496.4 How to promote effective participatory schools in the managerial era: The case of successful democratic schools in Europe

Friday, August 3, 2012: 11:30 AM
Faculty of Economics, TBA
̉scar PRIETO-FLORES , University of Girona, Girona, Spain
In this paper we present the outcomes of INCLUD-ED project, Strategies for inclusion and social cohesion in Europe from education; the largest European research project on schooling funded by the European Commission. In this research, the consortium composed by fourteen research centres identified different types of family participation that some effective schools are carrying out and how specific family and community participatory processes are related with equity and with closing the achievement gap. These cases have strong policy implication because most of these schools are placed in low-income neighbourhoods with high percentage of ethnic minority –mostly Roma- and immigrant population. Thus, INCLUD-ED outcomes reflect how social justice can go hand in hand with democratization processes in an era where managerial and bureaucratic rationales are hegemonic.

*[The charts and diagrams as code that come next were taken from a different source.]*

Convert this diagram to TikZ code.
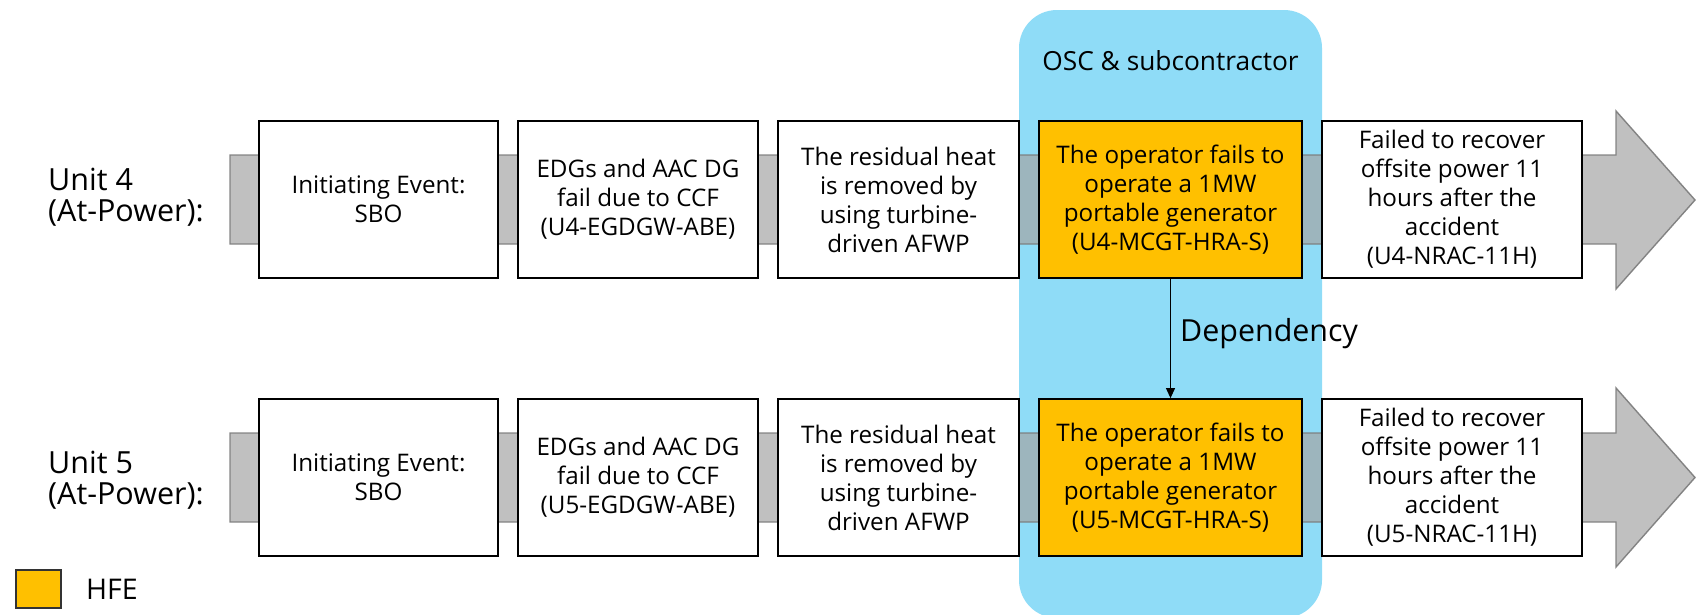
\documentclass[tikz,border=0pt]{standalone}
\usepackage{fontspec}
\setmainfont{Open Sans}
\usetikzlibrary{arrows.meta}
\definecolor{oscblue}{HTML}{8FDCF7}
\definecolor{hfeorange}{HTML}{FFC000}
\definecolor{shaftgray}{HTML}{A4A4A4}
\definecolor{shaftline}{HTML}{7A7A7A}
\begin{document}
\begin{tikzpicture}[x=1pt,y=-1pt,
  boxtext/.style={font=\fontsize{24.2}{29}\selectfont},
  stepbox/.style={boxtext, draw=black, line width=1.8pt, fill=white,
    inner sep=0pt, align=center, minimum height=157pt},
  hfebox/.style={stepbox, fill=hfeorange},
  flowarrow/.style={fill=shaftgray, fill opacity=0.69, draw=shaftline,
    draw opacity=0.9, line width=1.4pt, line join=miter},
  unitlabel/.style={anchor=west, align=left, inner sep=0pt,
    font=\fontsize{30.5}{31}\selectfont},
  deparrow/.style={-{Triangle[length=10pt,width=9pt]}, line width=1pt}]
\useasboundingbox (0,0) rectangle (1696,614);

% organisational group band
\fill[oscblue, rounded corners=38pt] (1019,10) rectangle (1322,618);
\node[inner sep=0pt, font=\fontsize{26.3}{30}\selectfont] (osc) at (1170.5,61) {OSC \& subcontractor};

% event-sequence arrows
\path[flowarrow] (230,155) -- (1616,155) -- (1616,111) -- (1695,200)
  -- (1616,289) -- (1616,244) -- (230,244) -- cycle;
\path[flowarrow] (230,433) -- (1616,433) -- (1616,388) -- (1695,477.5)
  -- (1616,567) -- (1616,522) -- (230,522) -- cycle;

% Unit 4 sequence
\node[unitlabel] (unit4) at (48,197) {Unit 4\\(At-Power):};
\node[stepbox, minimum width=239pt] (ie4) at (378.5,199.5) {Initiating Event:\\SBO};
\node[stepbox, minimum width=240pt] (dg4) at (638,199.5) {EDGs and AAC DG\\fail due to CCF\\(U4-EGDGW-ABE)};
\node[stepbox, minimum width=241pt] (rh4) at (898.5,199.5) {The residual heat\\is removed by\\using turbine-\\driven AFWP};
\node[hfebox, minimum width=263pt] (op4) at (1170.5,199.5) {The operator fails to\\operate a 1MW\\portable generator\\(U4-MCGT-HRA-S)};
\node[stepbox, minimum width=260pt] (nr4) at (1452,199.5) {Failed to recover\\offsite power 11\\hours after the\\accident\\(U4-NRAC-11H)};

% Unit 5 sequence
\node[unitlabel] (unit5) at (48,480) {Unit 5\\(At-Power):};
\node[stepbox, minimum width=239pt] (ie5) at (378.5,477.5) {Initiating Event:\\SBO};
\node[stepbox, minimum width=240pt] (dg5) at (638,477.5) {EDGs and AAC DG\\fail due to CCF\\(U5-EGDGW-ABE)};
\node[stepbox, minimum width=241pt] (rh5) at (898.5,477.5) {The residual heat\\is removed by\\using turbine-\\driven AFWP};
\node[hfebox, minimum width=263pt] (op5) at (1170.5,477.5) {The operator fails to\\operate a 1MW\\portable generator\\(U5-MCGT-HRA-S)};
\node[stepbox, minimum width=260pt] (nr5) at (1452,477.5) {Failed to recover\\offsite power 11\\hours after the\\accident\\(U5-NRAC-11H)};

% dependency between the two HFEs
\draw[deparrow] (op4.south) -- (op5.north);
\node[anchor=west, inner sep=0pt, font=\fontsize{30.4}{31}\selectfont] (dep) at (1180,334) {Dependency};

% legend
\node[draw=black!80, line width=1.2pt, fill=hfeorange, minimum width=45pt,
  minimum height=38pt, inner sep=0pt] (legendbox) at (38.5,589) {};
\node[anchor=west, inner sep=0pt, font=\fontsize{28.5}{30}\selectfont] (legendtext) at (86,589) {HFE};
\end{tikzpicture}
\end{document}
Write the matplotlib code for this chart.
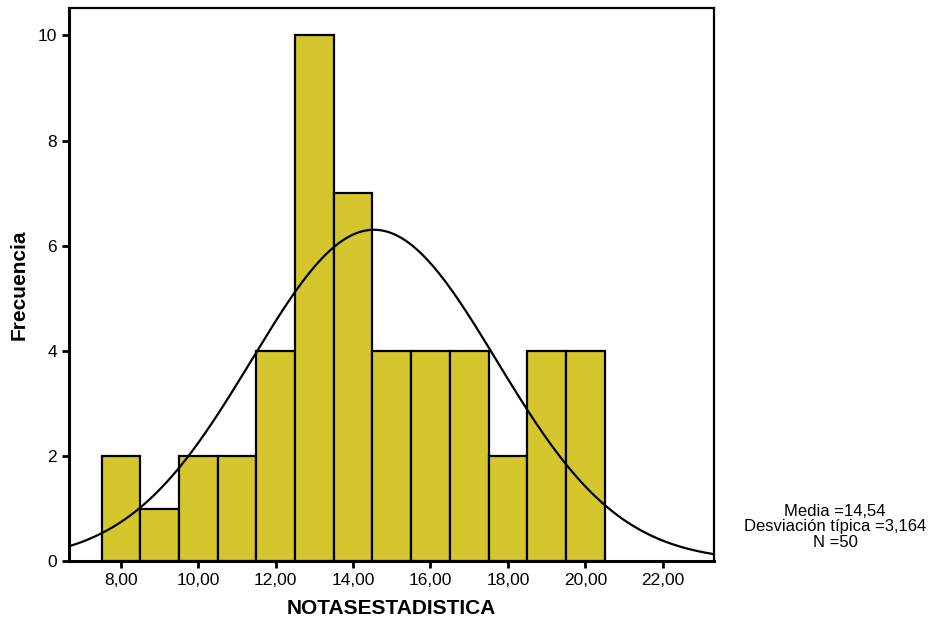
import numpy as np
import matplotlib.pyplot as plt

plt.rcParams['font.family'] = ['Liberation Sans', 'DejaVu Sans']

# Notas (centro de cada intervalo) y frecuencias
notas = [8, 9, 10, 11, 12, 13, 14, 15, 16, 17, 18, 19, 20]
frecuencias = [2, 1, 2, 2, 4, 10, 7, 4, 4, 4, 2, 4, 4]
xticks = [8, 10, 12, 14, 16, 18, 20, 22]
yticks = [0, 2, 4, 6, 8, 10]
media = 14.54
desv = 3.164
n = 50

fig = plt.figure(figsize=(9.33, 6.27), dpi=100)
ax = fig.add_axes([0.074, 0.105, 0.691, 0.882])

ax.bar(notas, frecuencias, width=1.0, color='#D6C62E', edgecolor='black', linewidth=1.6, zorder=2)

# Curva normal con la media y desviación típica
xs = np.linspace(6.66, 23.32, 400)
ys = n * 1.0 * np.exp(-0.5 * ((xs - media) / desv) ** 2) / (desv * np.sqrt(2 * np.pi))
ax.plot(xs, ys, color='black', linewidth=1.6, zorder=3)

ax.set_xlim(6.66, 23.32)
ax.set_ylim(0, 10.52)
ax.set_xticks(xticks)
ax.set_xticklabels([f'{t:.2f}'.replace('.', ',') for t in xticks])
ax.set_yticks(yticks)
ax.tick_params(direction='out', length=5, width=2, labelsize=12.5)
for s in ax.spines.values():
    s.set_linewidth(1.6)
ax.spines['left'].set_linewidth(2.2)
ax.spines['bottom'].set_linewidth(2.2)

ax.set_xlabel('NOTASESTADISTICA', fontsize=15, fontweight='bold', labelpad=8)
ax.set_ylabel('Frecuencia', fontsize=15, fontweight='bold')
ax.yaxis.set_label_coords(-0.062, 0.5)

fig.text(0.895, 0.16, f'Media ={media:.2f}\nDesviación típica ={desv:.3f}\nN ={n}'.replace('.', ','),
         ha='center', va='center', fontsize=12, linespacing=1.05)

fig.savefig('out.png', dpi=100)
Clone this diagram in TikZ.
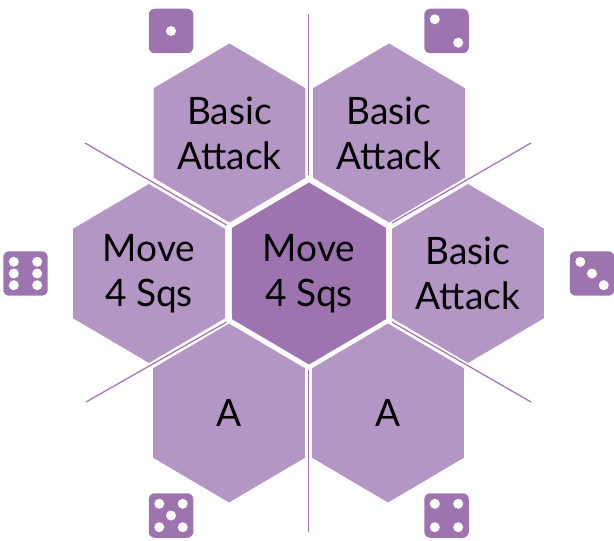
\documentclass[tikz,border=0pt]{standalone}
\usepackage{fontspec}
\setmainfont{Lato}
\usetikzlibrary{shapes.geometric,positioning,calc}
\definecolor{hexlight}{HTML}{B496C5}
\definecolor{hexdark}{HTML}{9E74B0}
\tikzset{
  hexcell/.style={regular polygon, regular polygon sides=6, shape border rotate=30, fill=hexlight, minimum size=3.58cm, inner sep=0pt, outer sep=0pt, xscale=0.98, transform shape, align=center, text=black, font=\fontsize{21.5}{25.6}\selectfont},
  divider/.style={draw=hexdark, line width=0.7pt},
  diebox/.style={rectangle, rounded corners=1.2mm, fill=hexdark, minimum size=0.89cm, inner sep=0pt},
  pip/.style={circle, fill=white, minimum size=0.2cm, inner sep=0pt}
}
\begin{document}
\begin{tikzpicture}[x=0.02cm,y=-0.02cm]
\useasboundingbox (0,0) rectangle (614,540);
% hexagons
\node[hexcell] (topleft) at (229.5,133) {Basic\\Attack};
\node[hexcell] (topright) at (389,133) {Basic\\Attack};
\node[hexcell] (midleft) at (149,273.5) {Move\\4 Sqs};
\node[hexcell, fill=hexdark, minimum size=3.64cm] (mid) at (309,273.5) {Move\\4 Sqs};
\node[hexcell] (midright) at (468,273.5) {Basic\\Attack};
\node[hexcell] (botleft) at (229,413) {A};
\node[hexcell] (botright) at (388,413) {A};
% dividing lines
\coordinate (ntop) at (308.5,14);
\coordinate (ntopin) at (308.5,175);
\coordinate (nbot) at (308.5,532);
\coordinate (nbotin) at (308.5,370);
\coordinate (ul) at (85,143);
\coordinate (ulin) at (226.5,225);
\coordinate (ur) at (531,143);
\coordinate (urin) at (392,223);
\coordinate (ll) at (86,402);
\coordinate (llin) at (226.5,322);
\coordinate (lr) at (531,402);
\coordinate (lrin) at (392,322);
\draw[divider] (ntop) -- (ntopin);
\draw[divider] (nbot) -- (nbotin);
\draw[divider] (ul) -- (ulin);
\draw[divider] (ur) -- (urin);
\draw[divider] (ll) -- (llin);
\draw[divider] (lr) -- (lrin);
% dice
\node[diebox] (dieone) at (171,31) {};
\node[pip] at (dieone) {};
\node[diebox] (dietwo) at (446.5,31) {};
\foreach \dx/\dy in {-11.7/-11.7, 11.7/11.7}
  \node[pip] at ([shift={(\dx,\dy)}]dietwo) {};
\node[diebox] (diethree) at (592,273.5) {};
\foreach \dx/\dy in {-11.7/-11.7, 0/0, 11.7/11.7}
  \node[pip] at ([shift={(\dx,\dy)}]diethree) {};
\node[diebox] (diefour) at (446.5,515.5) {};
\foreach \dx/\dy in {-11.7/-11.7, 11.7/-11.7, -11.7/11.7, 11.7/11.7}
  \node[pip] at ([shift={(\dx,\dy)}]diefour) {};
\node[diebox] (diefive) at (171,515.5) {};
\foreach \dx/\dy in {-11.7/-11.7, 11.7/-11.7, 0/0, -11.7/11.7, 11.7/11.7}
  \node[pip] at ([shift={(\dx,\dy)}]diefive) {};
\node[diebox] (diesix) at (25.5,273.5) {};
\foreach \dx/\dy in {-11.7/-11.7, 11.7/-11.7, -11.7/0, 11.7/0, -11.7/11.7, 11.7/11.7}
  \node[pip] at ([shift={(\dx,\dy)}]diesix) {};
\end{tikzpicture}
\end{document}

The success of these experiences depends not only on mere participation of parents, students and community but also on how this participation promotes a set of Successful Actions such as Interactive groups, tutored libraries, dialogic literacy gatherings and mixed committees for curriculum and school evaluation. In this paper, we analyse how these practices affect to school administration, curriculum, teaching practices and especially students’ outcomes. These real utopias are not mere particularities of their context neither product of institutional monocropping but they are institutions where transferable successful actions have been applied through a participatory and deliberative process. These cases go beyond the traditional limited family participation in schools to attend meetings and conferences and receive information.